▶ _Given instruction_
Transcribe all of the material below word for word and leave out its pictures.
====== Data ======
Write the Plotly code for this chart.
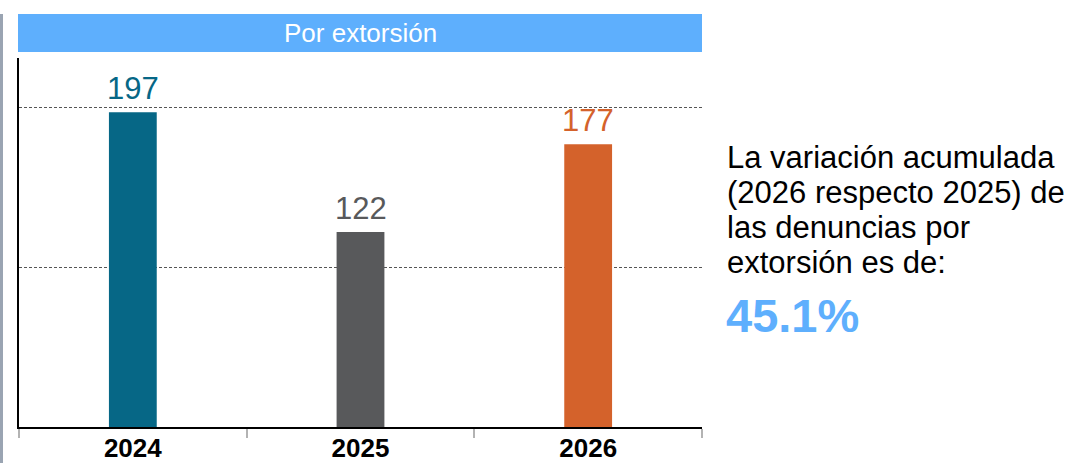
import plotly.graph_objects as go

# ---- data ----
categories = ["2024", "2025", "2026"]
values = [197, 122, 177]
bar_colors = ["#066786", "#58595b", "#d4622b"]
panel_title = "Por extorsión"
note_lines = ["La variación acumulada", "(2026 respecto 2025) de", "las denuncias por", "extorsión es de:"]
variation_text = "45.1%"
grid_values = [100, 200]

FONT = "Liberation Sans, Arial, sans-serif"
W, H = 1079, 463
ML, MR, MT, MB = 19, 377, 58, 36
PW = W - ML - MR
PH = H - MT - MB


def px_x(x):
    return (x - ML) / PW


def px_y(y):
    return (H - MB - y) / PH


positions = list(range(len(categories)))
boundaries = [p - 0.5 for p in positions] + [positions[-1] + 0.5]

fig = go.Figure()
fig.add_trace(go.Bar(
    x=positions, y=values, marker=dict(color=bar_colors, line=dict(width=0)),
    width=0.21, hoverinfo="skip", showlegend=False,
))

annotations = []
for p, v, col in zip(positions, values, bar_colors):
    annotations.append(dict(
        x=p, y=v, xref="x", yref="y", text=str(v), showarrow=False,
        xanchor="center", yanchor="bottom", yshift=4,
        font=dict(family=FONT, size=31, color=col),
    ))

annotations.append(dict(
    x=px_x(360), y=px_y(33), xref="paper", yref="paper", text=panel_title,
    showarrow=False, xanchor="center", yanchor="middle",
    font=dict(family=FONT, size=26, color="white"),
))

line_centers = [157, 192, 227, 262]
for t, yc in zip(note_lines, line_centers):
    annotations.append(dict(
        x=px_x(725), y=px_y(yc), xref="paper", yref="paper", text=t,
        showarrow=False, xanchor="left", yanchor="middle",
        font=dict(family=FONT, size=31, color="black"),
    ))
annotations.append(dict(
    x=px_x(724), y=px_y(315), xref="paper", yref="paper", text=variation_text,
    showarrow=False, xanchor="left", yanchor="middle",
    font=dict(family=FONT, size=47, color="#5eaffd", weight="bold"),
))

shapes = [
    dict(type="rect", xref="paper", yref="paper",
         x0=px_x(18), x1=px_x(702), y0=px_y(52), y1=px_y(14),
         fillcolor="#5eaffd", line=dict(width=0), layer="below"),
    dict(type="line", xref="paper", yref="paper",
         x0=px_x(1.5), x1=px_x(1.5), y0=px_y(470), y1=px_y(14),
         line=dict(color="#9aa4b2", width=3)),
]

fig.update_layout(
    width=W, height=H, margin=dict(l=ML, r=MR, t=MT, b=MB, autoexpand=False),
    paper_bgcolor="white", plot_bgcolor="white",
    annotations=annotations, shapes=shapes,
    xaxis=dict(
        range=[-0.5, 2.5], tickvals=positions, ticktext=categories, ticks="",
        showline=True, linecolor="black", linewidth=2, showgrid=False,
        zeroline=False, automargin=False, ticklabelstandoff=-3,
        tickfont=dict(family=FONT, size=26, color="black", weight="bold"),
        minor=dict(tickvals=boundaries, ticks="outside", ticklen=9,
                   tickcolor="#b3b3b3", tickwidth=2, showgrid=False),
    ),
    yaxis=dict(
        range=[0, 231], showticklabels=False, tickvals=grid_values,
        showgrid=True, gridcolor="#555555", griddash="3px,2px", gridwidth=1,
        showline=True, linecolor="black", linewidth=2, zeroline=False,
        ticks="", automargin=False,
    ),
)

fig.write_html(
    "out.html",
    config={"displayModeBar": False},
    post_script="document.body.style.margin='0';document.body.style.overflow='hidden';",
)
======
▶ _Reply to the task_
Write the Plotly code for this chart.
import plotly.graph_objects as go

# ---- data ----
categories = ["2024", "2025", "2026"]
values = [197, 122, 177]
bar_colors = ["#066786", "#58595b", "#d4622b"]
panel_title = "Por extorsión"
note_lines = ["La variación acumulada", "(2026 respecto 2025) de", "las denuncias por", "extorsión es de:"]
variation_text = "45.1%"
grid_values = [100, 200]

FONT = "Liberation Sans, Arial, sans-serif"
W, H = 1079, 463
ML, MR, MT, MB = 19, 377, 58, 36
PW = W - ML - MR
PH = H - MT - MB


def px_x(x):
    return (x - ML) / PW


def px_y(y):
    return (H - MB - y) / PH


positions = list(range(len(categories)))
boundaries = [p - 0.5 for p in positions] + [positions[-1] + 0.5]

fig = go.Figure()
fig.add_trace(go.Bar(
    x=positions, y=values, marker=dict(color=bar_colors, line=dict(width=0)),
    width=0.21, hoverinfo="skip", showlegend=False,
))

annotations = []
for p, v, col in zip(positions, values, bar_colors):
    annotations.append(dict(
        x=p, y=v, xref="x", yref="y", text=str(v), showarrow=False,
        xanchor="center", yanchor="bottom", yshift=4,
        font=dict(family=FONT, size=31, color=col),
    ))

annotations.append(dict(
    x=px_x(360), y=px_y(33), xref="paper", yref="paper", text=panel_title,
    showarrow=False, xanchor="center", yanchor="middle",
    font=dict(family=FONT, size=26, color="white"),
))

line_centers = [157, 192, 227, 262]
for t, yc in zip(note_lines, line_centers):
    annotations.append(dict(
        x=px_x(725), y=px_y(yc), xref="paper", yref="paper", text=t,
        showarrow=False, xanchor="left", yanchor="middle",
        font=dict(family=FONT, size=31, color="black"),
    ))
annotations.append(dict(
    x=px_x(724), y=px_y(315), xref="paper", yref="paper", text=variation_text,
    showarrow=False, xanchor="left", yanchor="middle",
    font=dict(family=FONT, size=47, color="#5eaffd", weight="bold"),
))

shapes = [
    dict(type="rect", xref="paper", yref="paper",
         x0=px_x(18), x1=px_x(702), y0=px_y(52), y1=px_y(14),
         fillcolor="#5eaffd", line=dict(width=0), layer="below"),
    dict(type="line", xref="paper", yref="paper",
         x0=px_x(1.5), x1=px_x(1.5), y0=px_y(470), y1=px_y(14),
         line=dict(color="#9aa4b2", width=3)),
]

fig.update_layout(
    width=W, height=H, margin=dict(l=ML, r=MR, t=MT, b=MB, autoexpand=False),
    paper_bgcolor="white", plot_bgcolor="white",
    annotations=annotations, shapes=shapes,
    xaxis=dict(
        range=[-0.5, 2.5], tickvals=positions, ticktext=categories, ticks="",
        showline=True, linecolor="black", linewidth=2, showgrid=False,
        zeroline=False, automargin=False, ticklabelstandoff=-3,
        tickfont=dict(family=FONT, size=26, color="black", weight="bold"),
        minor=dict(tickvals=boundaries, ticks="outside", ticklen=9,
                   tickcolor="#b3b3b3", tickwidth=2, showgrid=False),
    ),
    yaxis=dict(
        range=[0, 231], showticklabels=False, tickvals=grid_values,
        showgrid=True, gridcolor="#555555", griddash="3px,2px", gridwidth=1,
        showline=True, linecolor="black", linewidth=2, zeroline=False,
        ticks="", automargin=False,
    ),
)

fig.write_html(
    "out.html",
    config={"displayModeBar": False},
    post_script="document.body.style.margin='0';document.body.style.overflow='hidden';",
)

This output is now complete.